# Exercise prompt
Line by line, repeat the data below exactly, beginning at the first line and ending at the line with "from matplotlib.ticker import". Omit pictures.

# Provided data

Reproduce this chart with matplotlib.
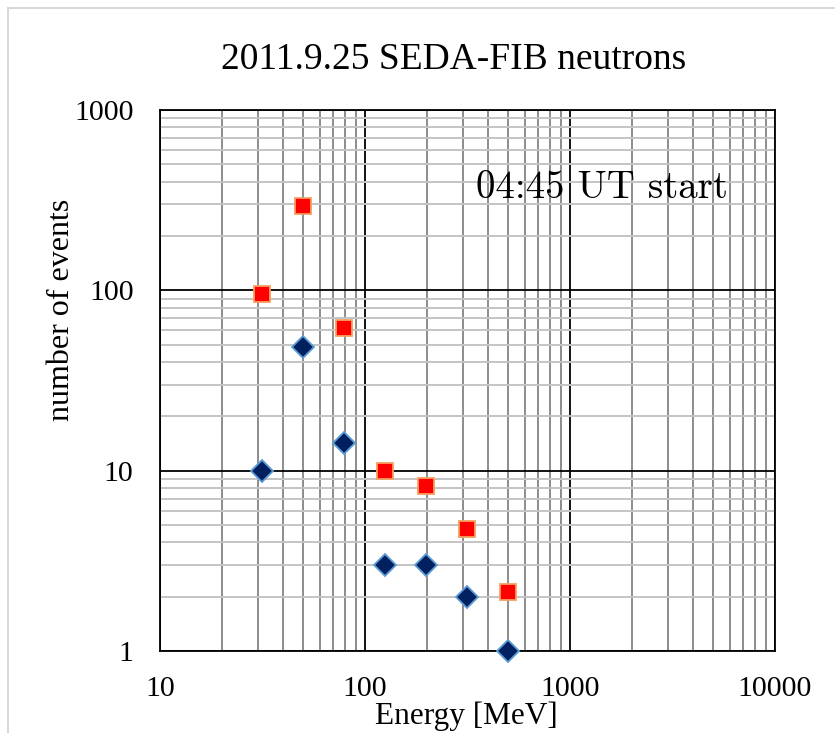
import matplotlib
matplotlib.use("Agg")
import matplotlib.pyplot as plt
from matplotlib.lines import Line2D
from matplotlib.ticker import LogLocator, FixedLocator, FixedFormatter, NullFormatter

plt.rcParams['font.family'] = ['Liberation Serif', 'DejaVu Serif']

title = "2011.9.25 SEDA-FIB neutrons"
note = "04:45 UT start"
energy = [31.5, 50, 79, 125, 199, 315, 500]
counts_red = [95, 294, 62, 10, 8.2, 4.75, 2.13]
counts_blue = [10, 48.5, 14.2, 3, 3, 2, 1]
xticks = [10, 100, 1000, 10000]
xticklabels = ["10", "100", "1000", "10000"]
yticks = [1, 10, 100, 1000]
yticklabels = ["1", "10", "100", "1000"]

W, H = 835, 733
fig = plt.figure(figsize=(W / 100, H / 100), dpi=100)
L, R, T, B = 160, 775, 110, 651
ax = fig.add_axes([L / W, 1 - B / H, (R - L) / W, (B - T) / H])

ax.set_xscale('log')
ax.set_yscale('log')
ax.set_xlim(10, 10000)
ax.set_ylim(1, 1000)

ax.xaxis.set_major_locator(FixedLocator(xticks))
ax.xaxis.set_major_formatter(FixedFormatter(xticklabels))
ax.yaxis.set_major_locator(FixedLocator(yticks))
ax.yaxis.set_major_formatter(FixedFormatter(yticklabels))
ax.xaxis.set_minor_locator(LogLocator(base=10, subs=range(2, 10)))
ax.yaxis.set_minor_locator(LogLocator(base=10, subs=range(2, 10)))
ax.xaxis.set_minor_formatter(NullFormatter())
ax.yaxis.set_minor_formatter(NullFormatter())

ax.grid(True, which='minor', axis='x', color='#8c8c8c', lw=1.4)
ax.grid(True, which='minor', axis='y', color='#c4c4c4', lw=1.4)
ax.grid(True, which='major', axis='both', color='black', lw=1.3)
ax.set_axisbelow(True)
for s in ax.spines.values():
    s.set_color('black')
    s.set_linewidth(1.3)

ax.tick_params(which='both', length=0)
ax.tick_params(axis='x', pad=18, labelsize=21.5)
ax.tick_params(axis='y', pad=19, labelsize=21.5)

ax.plot(energy, counts_red, linestyle='none', marker='s', markersize=12,
        markerfacecolor='#ff0000', markeredgecolor='#f4a060', markeredgewidth=1.3,
        clip_on=False, zorder=5)
ax.plot(energy, counts_blue, linestyle='none', marker='D', markersize=11,
        markerfacecolor='#002060', markeredgecolor='#5b9bd5', markeredgewidth=1.3,
        clip_on=False, zorder=5)

ax.set_xlabel("Energy [MeV]", fontsize=22.5, va='center')
ax.xaxis.set_label_coords((466 - L) / (R - L), -(716 - B) / (B - T))
ax.set_ylabel("number of events", fontsize=23, va='center')
ax.yaxis.set_label_coords((62 - L) / (R - L), (B - 310) / (B - T))

fig.text(454 / W, 1 - 60 / H, title, fontsize=27, ha='center', va='center')
ax.text((602 - L) / (R - L), (B - 188) / (B - T), note,
        transform=ax.transAxes, fontsize=28, ha='center', va='center',
        family=['cmr10', 'Liberation Serif'])

fig.add_artist(Line2D([8 / W, 8 / W], [0, 1 - 8 / H], transform=fig.transFigure,
                      color='#d9d9d9', lw=1.5))
fig.add_artist(Line2D([8 / W, 1], [1 - 8 / H, 1 - 8 / H], transform=fig.transFigure,
                      color='#d9d9d9', lw=1.5))

fig.savefig("out.png", dpi=100, facecolor='white')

# Answer to the problem
Reproduce this chart with matplotlib.
import matplotlib
matplotlib.use("Agg")
import matplotlib.pyplot as plt
from matplotlib.lines import Line2D
from matplotlib.ticker import LogLocator, FixedLocator, FixedFormatter, NullFormatter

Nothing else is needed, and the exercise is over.